--- DO THIS ---
Repeat, exactly and only, the lines from the beginning of the data through the line with "import plotly.graph_objects as go". Pictures are left out.
_ _ _
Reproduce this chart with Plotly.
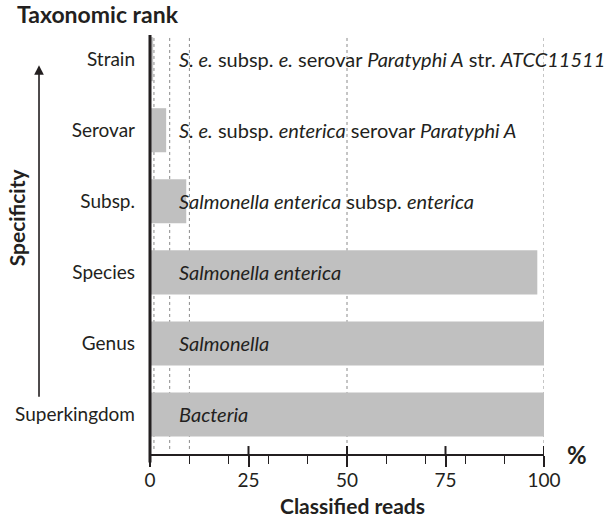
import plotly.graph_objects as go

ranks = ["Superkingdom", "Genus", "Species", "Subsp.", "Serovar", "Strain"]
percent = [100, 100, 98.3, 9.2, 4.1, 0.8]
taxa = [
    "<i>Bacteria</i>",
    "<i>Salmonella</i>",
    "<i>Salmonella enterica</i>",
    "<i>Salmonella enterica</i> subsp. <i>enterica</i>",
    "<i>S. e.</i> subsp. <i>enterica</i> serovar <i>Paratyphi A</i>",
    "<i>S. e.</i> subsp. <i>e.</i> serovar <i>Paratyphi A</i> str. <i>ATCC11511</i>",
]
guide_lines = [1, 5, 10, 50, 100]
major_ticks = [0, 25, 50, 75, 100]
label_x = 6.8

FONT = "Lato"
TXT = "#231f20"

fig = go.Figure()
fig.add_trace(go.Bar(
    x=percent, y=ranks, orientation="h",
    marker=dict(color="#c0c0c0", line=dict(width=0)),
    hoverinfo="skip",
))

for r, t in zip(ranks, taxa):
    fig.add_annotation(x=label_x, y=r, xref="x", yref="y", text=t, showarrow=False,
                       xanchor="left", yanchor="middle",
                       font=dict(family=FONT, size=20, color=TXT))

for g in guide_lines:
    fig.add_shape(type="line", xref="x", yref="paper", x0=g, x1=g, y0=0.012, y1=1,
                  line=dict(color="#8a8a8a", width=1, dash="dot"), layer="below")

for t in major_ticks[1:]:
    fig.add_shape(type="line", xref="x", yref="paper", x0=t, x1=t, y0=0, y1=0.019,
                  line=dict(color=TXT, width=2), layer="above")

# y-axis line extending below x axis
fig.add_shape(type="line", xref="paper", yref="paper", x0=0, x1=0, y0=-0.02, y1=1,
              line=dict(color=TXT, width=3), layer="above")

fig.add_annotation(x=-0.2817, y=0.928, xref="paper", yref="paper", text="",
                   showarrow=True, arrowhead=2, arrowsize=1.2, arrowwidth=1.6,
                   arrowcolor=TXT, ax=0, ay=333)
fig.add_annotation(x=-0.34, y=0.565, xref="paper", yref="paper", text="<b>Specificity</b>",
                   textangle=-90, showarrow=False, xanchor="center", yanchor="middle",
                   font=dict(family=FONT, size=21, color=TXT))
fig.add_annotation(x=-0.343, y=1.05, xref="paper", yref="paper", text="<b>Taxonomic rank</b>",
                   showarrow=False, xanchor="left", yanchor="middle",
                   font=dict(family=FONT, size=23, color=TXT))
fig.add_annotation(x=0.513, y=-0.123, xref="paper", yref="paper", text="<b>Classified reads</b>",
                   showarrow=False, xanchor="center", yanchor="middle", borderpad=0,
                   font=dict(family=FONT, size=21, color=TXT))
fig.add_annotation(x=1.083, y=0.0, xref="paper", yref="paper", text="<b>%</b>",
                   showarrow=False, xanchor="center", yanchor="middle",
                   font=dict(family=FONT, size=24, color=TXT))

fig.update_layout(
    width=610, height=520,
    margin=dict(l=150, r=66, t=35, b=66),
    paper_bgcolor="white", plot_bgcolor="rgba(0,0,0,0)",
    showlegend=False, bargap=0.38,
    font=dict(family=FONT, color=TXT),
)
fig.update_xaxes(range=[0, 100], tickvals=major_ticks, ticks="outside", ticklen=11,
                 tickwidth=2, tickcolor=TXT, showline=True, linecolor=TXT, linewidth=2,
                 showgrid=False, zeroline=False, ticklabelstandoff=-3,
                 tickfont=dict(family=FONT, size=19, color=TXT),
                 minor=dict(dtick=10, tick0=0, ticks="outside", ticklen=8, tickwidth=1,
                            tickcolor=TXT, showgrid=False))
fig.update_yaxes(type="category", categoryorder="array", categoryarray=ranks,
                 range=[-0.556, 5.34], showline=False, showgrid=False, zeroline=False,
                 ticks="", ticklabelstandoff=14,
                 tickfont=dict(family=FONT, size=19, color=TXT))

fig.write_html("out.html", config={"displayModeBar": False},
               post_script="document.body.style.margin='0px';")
_ _ _
--- ANSWER BELOW ---
Reproduce this chart with Plotly.
import plotly.graph_objects as go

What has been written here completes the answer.